A man who drove through a fence and nearly onto the tarmac at Bowerman Airfield last week told an officer that “God told him to do it.” That officer was able to get the man help and said that the fence stopped him from driving onto the tarmac where a plane was preparing to take off.
A press release from the Hoquiam Police Department said that on Thursday, July 6, 2017 at 1227 hours, Hoquiam officers were advised of a vehicle driving recklessly on Airport Way toward Bowerman Field. Officers were unavailable to immediately respond as they were attempting to locate a suspect who fled from a traffic stop behind an apartment building on 8th Street.
A few minutes later, the reporting party called back to advise the vehicle, described as a black Honda Pilot SUV, was parked at the airport. A minute later, the caller reported the driver had just rammed the fence surrounding the airport runway.
Sgt. Salstrom responded to the scene and located the vehicle crashed into a security fence on an access road to the airstrip tarmac. The 43-year old male driver was behind the wheel; both airbags had deployed, but the driver did not appear to be injured except for a scratch on his nose.
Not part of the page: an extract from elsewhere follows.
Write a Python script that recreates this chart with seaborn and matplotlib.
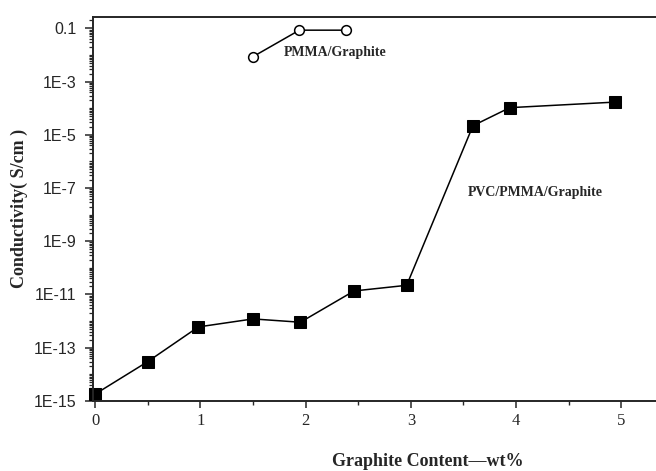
import matplotlib
matplotlib.use('Agg')
import matplotlib.pyplot as plt
from matplotlib.ticker import MultipleLocator, LogLocator, NullFormatter
import seaborn as sns
import numpy as np
import pandas as pd

# data
pvc_x = [0.0, 0.5, 0.98, 1.5, 1.95, 2.46, 2.96, 3.59, 3.94, 4.94]
pvc_y = [1.8e-15, 3e-14, 6e-13, 1.2e-12, 9e-13, 1.35e-11, 2.2e-11, 2.2e-5, 1.05e-4, 1.7e-4]
pmma_x = [1.5, 1.94, 2.38]
pmma_y = [8.7e-3, 0.086, 0.086]

yticks = [1e-15, 1e-13, 1e-11, 1e-9, 1e-7, 1e-5, 1e-3, 0.1]
ytick_labels = ['1E-15', '1E-13', '1E-11', '1E-9', '1E-7', '1E-5', '1E-3', '0.1']
xticks = [0, 1, 2, 3, 4, 5]

df_pvc = pd.DataFrame({'x': pvc_x, 'y': pvc_y})
df_pmma = pd.DataFrame({'x': pmma_x, 'y': pmma_y})

sns.set_style('ticks')
plt.rcParams['font.family'] = 'Liberation Serif'

fig = plt.figure(figsize=(6.56, 4.71), dpi=100)
ax = fig.add_axes([0.142, 0.149, 0.858, 0.815])

sns.lineplot(data=df_pvc, x='x', y='y', ax=ax, color='k', marker='s',
             markersize=8, markeredgecolor='k', markerfacecolor='k', linewidth=1.1,
             clip_on=False)
sns.lineplot(data=df_pmma, x='x', y='y', ax=ax, color='k', marker='o',
             markersize=7, markeredgecolor='k', markerfacecolor='white',
             markeredgewidth=1.1, linewidth=1.1, clip_on=False)

ax.set_yscale('log')
ax.set_ylim(1e-15, 0.27)
ax.set_xlim(-0.02, 5.33)

ax.set_yticks(yticks)
ax.set_yticklabels(ytick_labels, family='Liberation Sans', fontsize=11.5)
ax.yaxis.set_minor_locator(LogLocator(base=10, subs=np.arange(1, 10), numticks=40))
ax.yaxis.set_minor_formatter(NullFormatter())
ax.set_xticks(xticks)
ax.set_xticklabels([str(t) for t in xticks], fontsize=12)
ax.xaxis.set_minor_locator(MultipleLocator(0.5))

ax.tick_params(axis='y', which='major', direction='out', length=6, width=1.1, pad=6)
ax.tick_params(axis='y', which='minor', direction='out', length=3, width=0.9)
ax.tick_params(axis='x', which='major', direction='out', length=5, width=1.1)
ax.tick_params(axis='x', which='minor', direction='out', length=3, width=1.0)

ax.spines['right'].set_visible(False)
for s in ['left', 'bottom', 'top']:
    ax.spines[s].set_linewidth(1.4)

ax.set_ylabel('Conductivity( S/cm )', fontsize=13, fontweight='bold')
ax.set_xlabel('Graphite Content\u2014wt%', fontsize=13, fontweight='bold')
ax.xaxis.set_label_coords(0.595, -0.135)
ax.yaxis.set_label_coords(-0.115, 0.5)

ax.text(1.79, 1.2e-2, 'PMMA/Graphite', fontsize=10, fontweight='bold', va='center', ha='left')
ax.text(3.54, 7e-8, 'PVC/PMMA/Graphite', fontsize=10, fontweight='bold', va='center', ha='left')

fig.savefig('out.png', dpi=100)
As Sgt. Salstrom attempted to talk to the driver, he found the driver to be almost comatose behind the wheel. The driver stared straight ahead and was clutching a twig in his hand. The driver commented “God told him to do it”.
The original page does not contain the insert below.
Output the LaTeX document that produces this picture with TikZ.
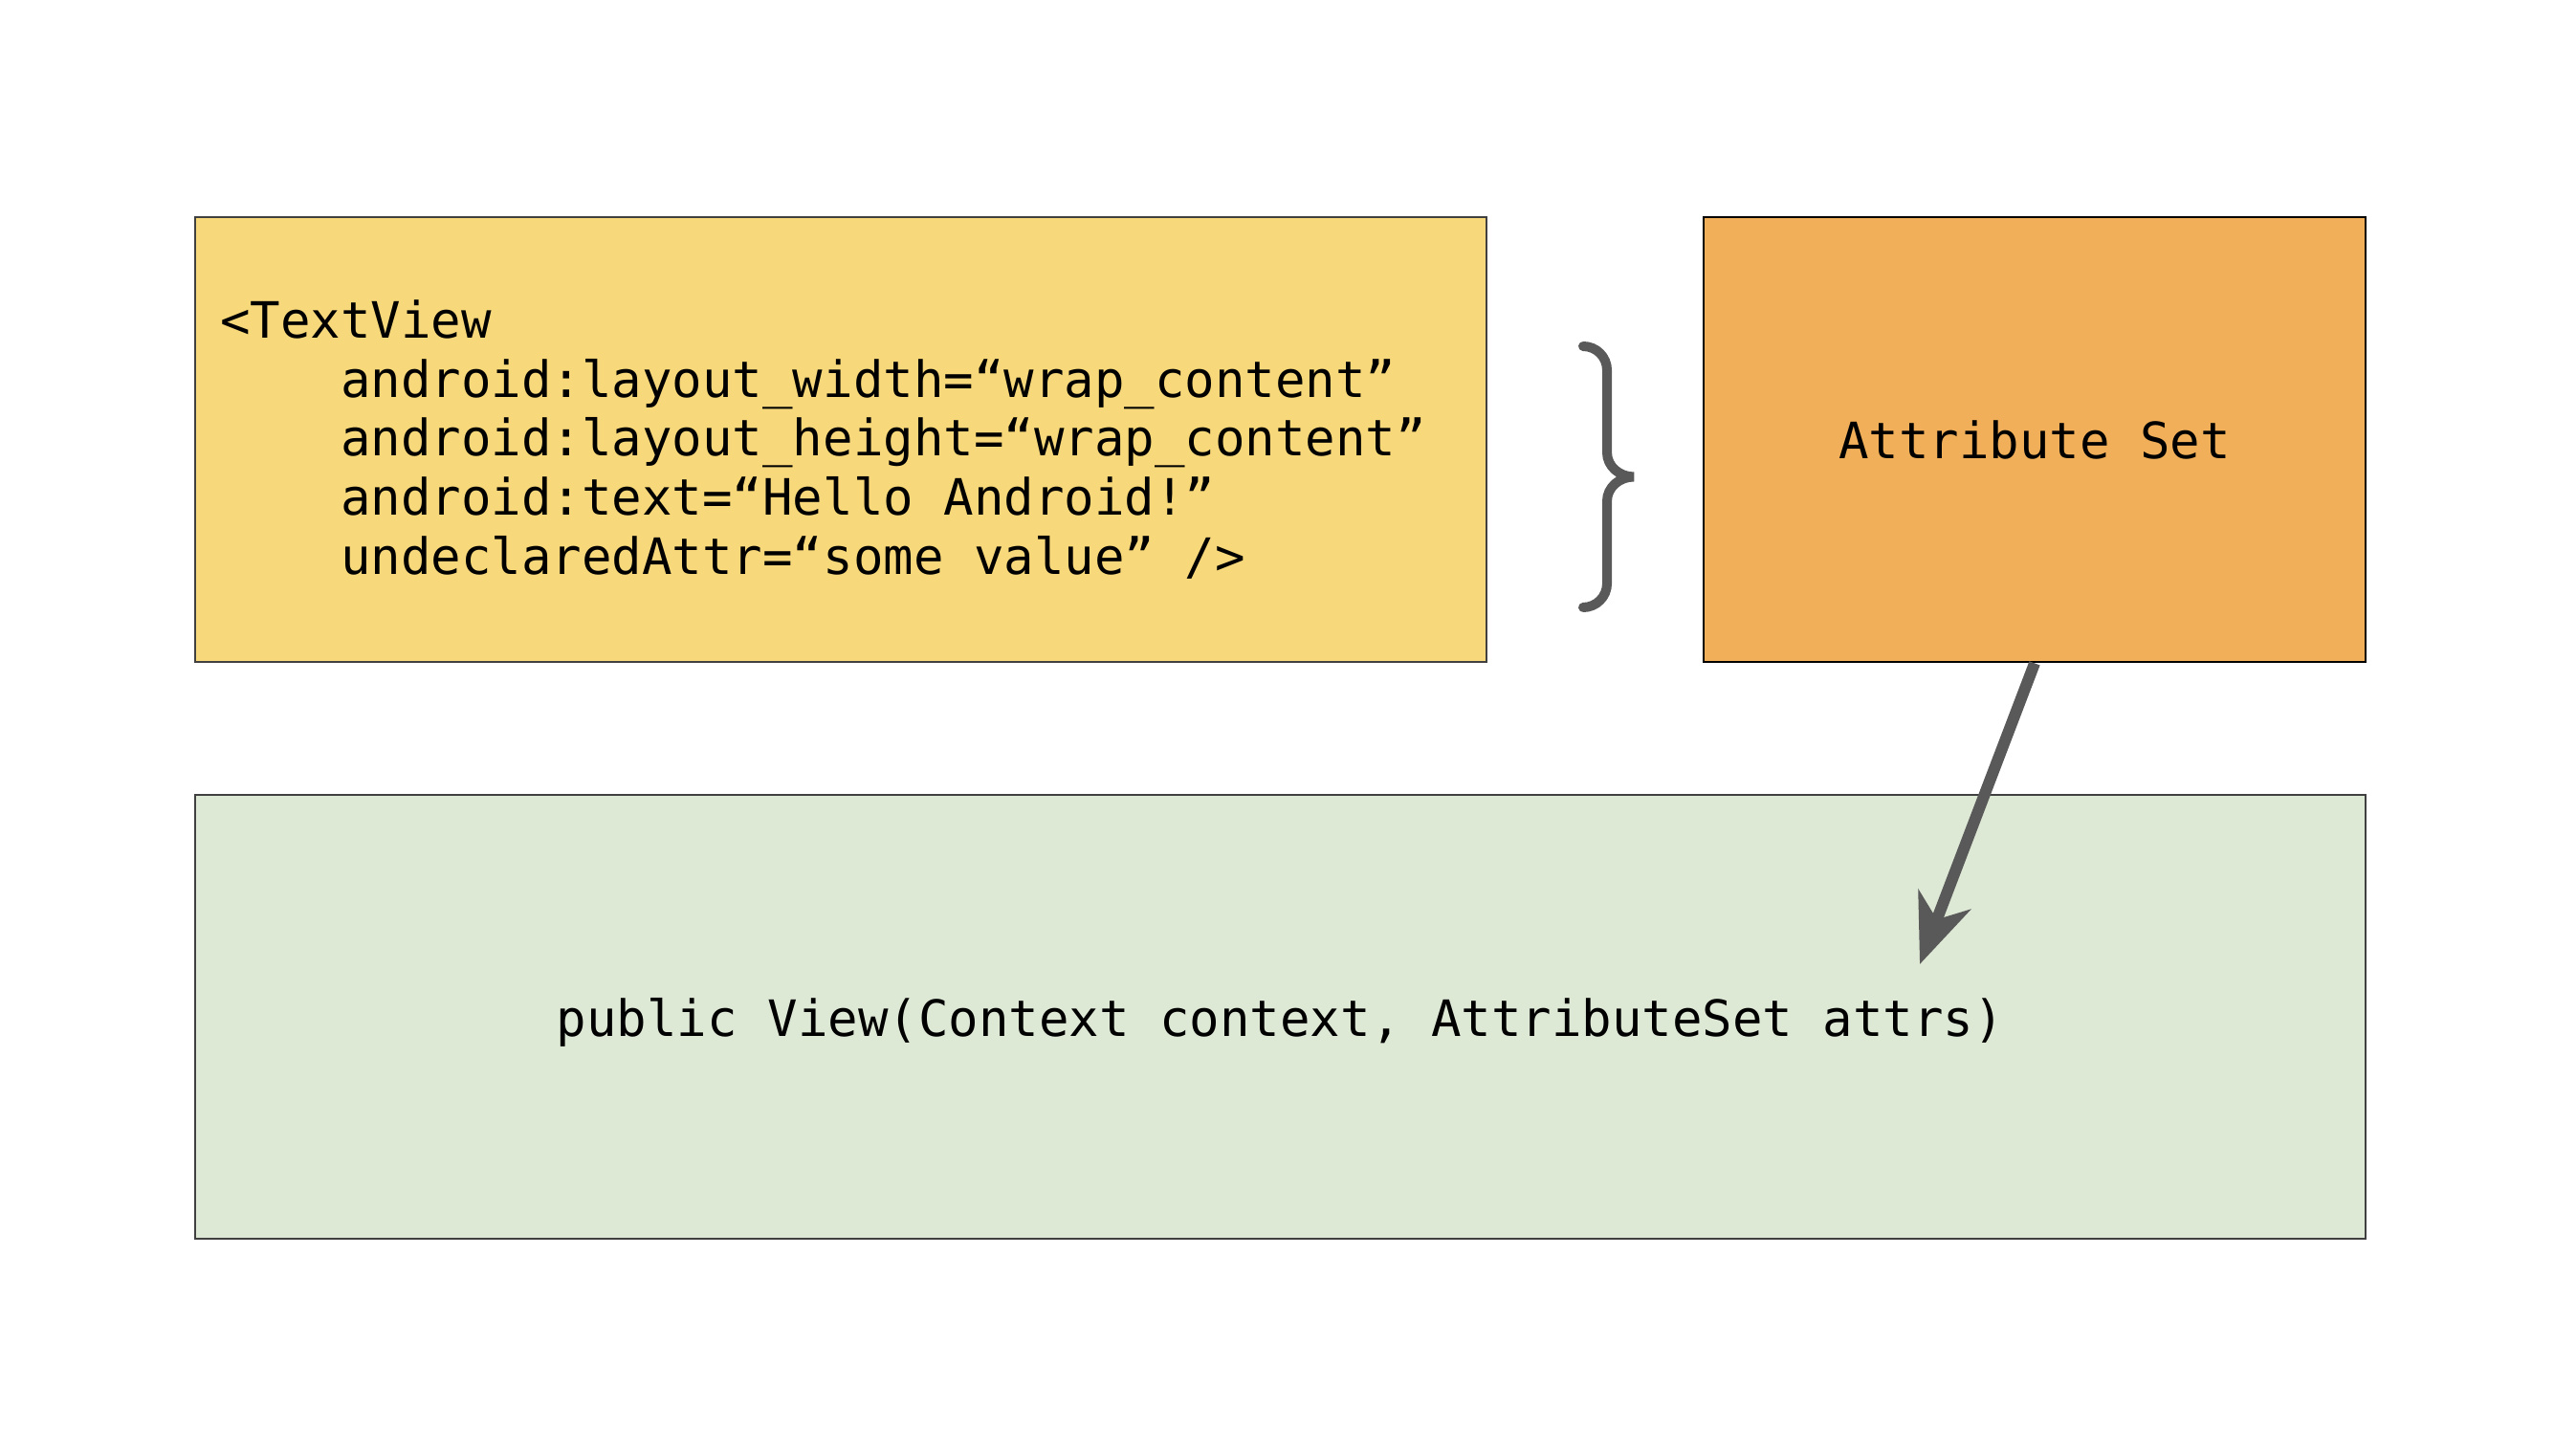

Sgt. Salstrom utilized skills from Crisis Intervention Techniques training to keep the situation calm. He was able to secure the keys to prevent the man from driving off and requested an ambulance respond, but without emergency lights or siren.
Upon the arrival of the Hoquiam Fire Department, paramedics were able to remove the driver and transport him to Community Hospital to evaluate him for any injures as well as a mental health evaluation. The vehicle sustained significant damage and was towed from the scene.
Thankfully, the driver was unable to get through the gate and out onto the airport as there was a small, single-engine aircraft actively using the tarmac.
“Over the past twenty years, the incidents facing officers which involve mental illness have increased. Officers are constantly challenged with evaluating the problem and trying to intervene on the street with people who should probably be in a hospital receiving treatment. Although Crisis Intervention Technique training is now required for all peace officers in Washington State, we have a long way to go to address the underlying mental health crisis in our state.”